It seems the shorthand that is gaining traction is to call this a “power to innovate“. It is an interesting phrase. Those who support the legislative proposals paint it as benign, while those in the opposing camp (our chief social worker for children says there is a clear dichotomy) are able to be presented as opposing innovation.
However, a little legal analysis suggests that it cannot properly be described as a “power to innovate” at all. To understand why, we need to consider separately three possible types of innovative practice.
An existing power
Firstly, would it not be wonderful if local authorities were freed up to provide innovative packages of care and support that families wanted, and that could help to keep families functioning effectively? Yes, it would. The thing is, such legislation already exists. It has been on the statute books for 16 years. It is section 2 of the Local Government Act 2000.

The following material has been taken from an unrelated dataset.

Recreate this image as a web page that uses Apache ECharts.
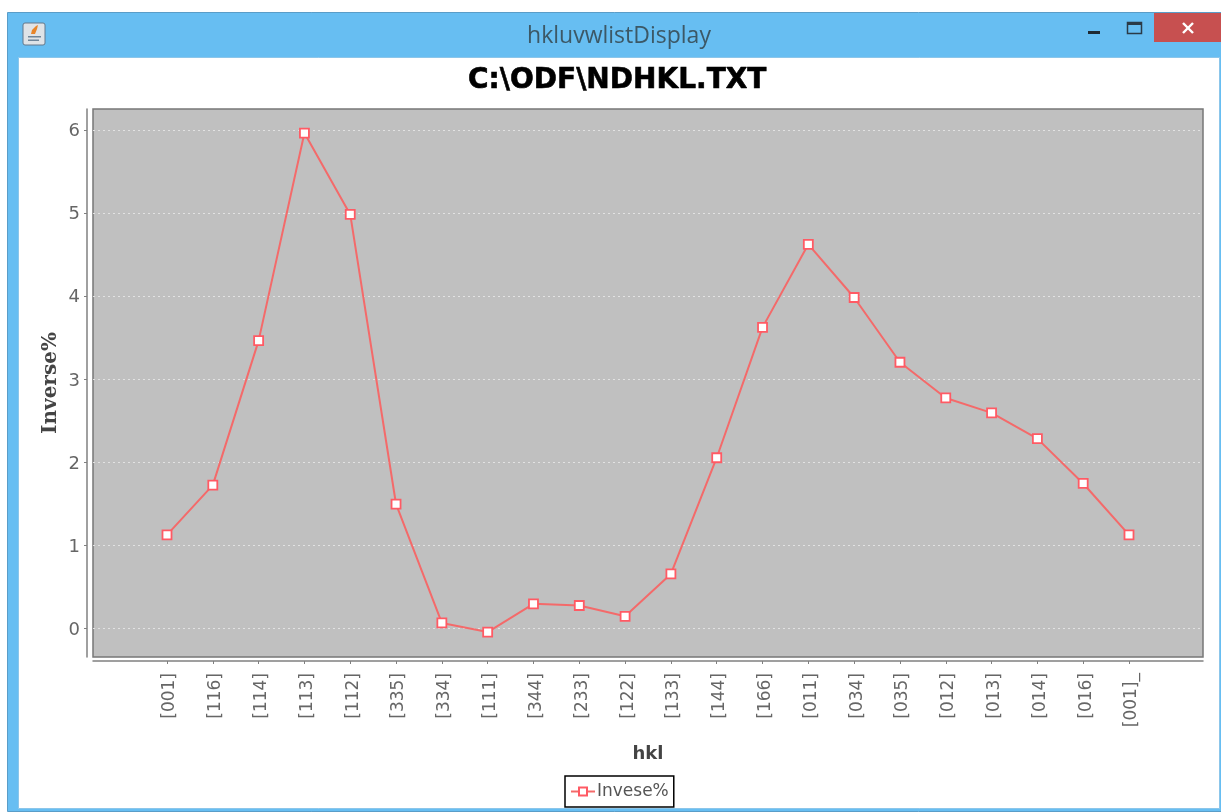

Section 2 was intended to deal with a perceived problem at that time that local authorities, being created by statute, could only do the specific things that legislation permitted or required.
To free them of those shackles, section 2 reversed the previous assumption, and said that local authorities could do anything to promote well-being, apart from things that were expressly prohibited. This is a breathtakingly broad power to innovate, and it authorises innovation both on an individual case-by-case basis, and also in the form of complete innovative schemes to benefit whole classes of the population.
It is a provision I often point out to students as they are about to go out onto placement. I tell them, if you are coming up with an innovative idea, and being told that it can’t be done, quote this piece of legislation and say why not? Where is the prohibition?
For my part, I would welcome with open arms a power to innovate, if it means a power to help individuals, and to come up with new ways of working to help groups of the local population, by providing them with the support that they want and need. Only, that is already on the statute book, and not sufficiently used, so I dare to suggest that that isn’t what this new so-called “power to innovate” in the Children and Social Work Bill can be about.
Of course, I have been careful to point out that the existing breathtakingly broad power to innovate is a power to provide care and support that people want.
A second possibility
We must consider a second possibility, which is that what is really at issue is a power to innovate by “doing unto” people, rather than working with them. (Notwithstanding that according to Dave Hill, ADCS President, it’s already the case that “the most skilled know how to work with, rather than doing unto children and families“.)
Now, here is the point where we have to start really have to get to grips with that word “rights”. When you are providing welcome support that people willingly receive, you do not really have to engage with rights. But if you are going to “do unto” people things that they don’t want you to, then you do need to engage with rights.
And this is why many of those who are raising eyebrows about this so-called “power to innovate” are referencing rights – the concern is that what is really wanted is a power to interfere in people’s lives in unwelcome ways.
Would section 2 authorise that? And if not, would the new clauses authorise it? Well, I have made the point that section 2 authorises anything that is not expressly prohibited. And one thing that is expressly prohibited is to act in breach of human rights.
As the Scottish legislature discovered this summer, when the Supreme Court struck downPart 4 of its Children and Young People (Scotland) Act, compliance with human rights requires that there is no arbitrary or unnecessary interference in people’s private lives, and that any laws which purport to authorise such interference need to be sufficiently clear, predictable, and accessible.
What this means is that giving social workers broad discretionary powers to “do unto” people things that they do not want simply will not stack up in human rights terms. And that, I am afraid, is true both of the existing section 2, and of the new proposed powers to innovate.
The ‘efficiencies’ agenda?
There is, of course, a third possibility. That is, that what the profession feels it needs is neither a power to provide wanted care and support, nor power to provide unwanted interventions, but a power to stop doing things that we do at the moment.
That might make sense. It would fit with an agenda of “efficiencies” at a time of austerity; or with a more positive spin, “cutting unnecessary red tape”.
Call me a cynic, but my problem with this is, if this is what is really wanted, then it is being mis-sold as a “power to innovate” – a phrase which conjures up welcome powers to do new things should not turn out, on closer inspection, to be powers to stop doing those things that we do at the moment.
Of course, if we look at the actual clauses, they do refer to opting out of “requirements”, which does indeed rather uncomfortably suggest that they are being mis-sold as a “power to innovate”.
But this, too, begs the question about rights. If those so-called “requirements” are in truth a way of making sure that we honour our rights commitments, then we can only opt out of them by substituting in their place some other way of upholding our rights obligations.
Moreover, that other way of upholding our rights obligations must be sufficiently accessible, predictable, transparent etc in order to fit the bill. And frankly, the best way of doing that has to be through clear legislation, while doing it through legislative opt-outs must surely be one of the worst ways of doing it.
So there we have it. The power to innovate would be wonderful, were it not for the fact that we already have one, just begging to be noticed and used.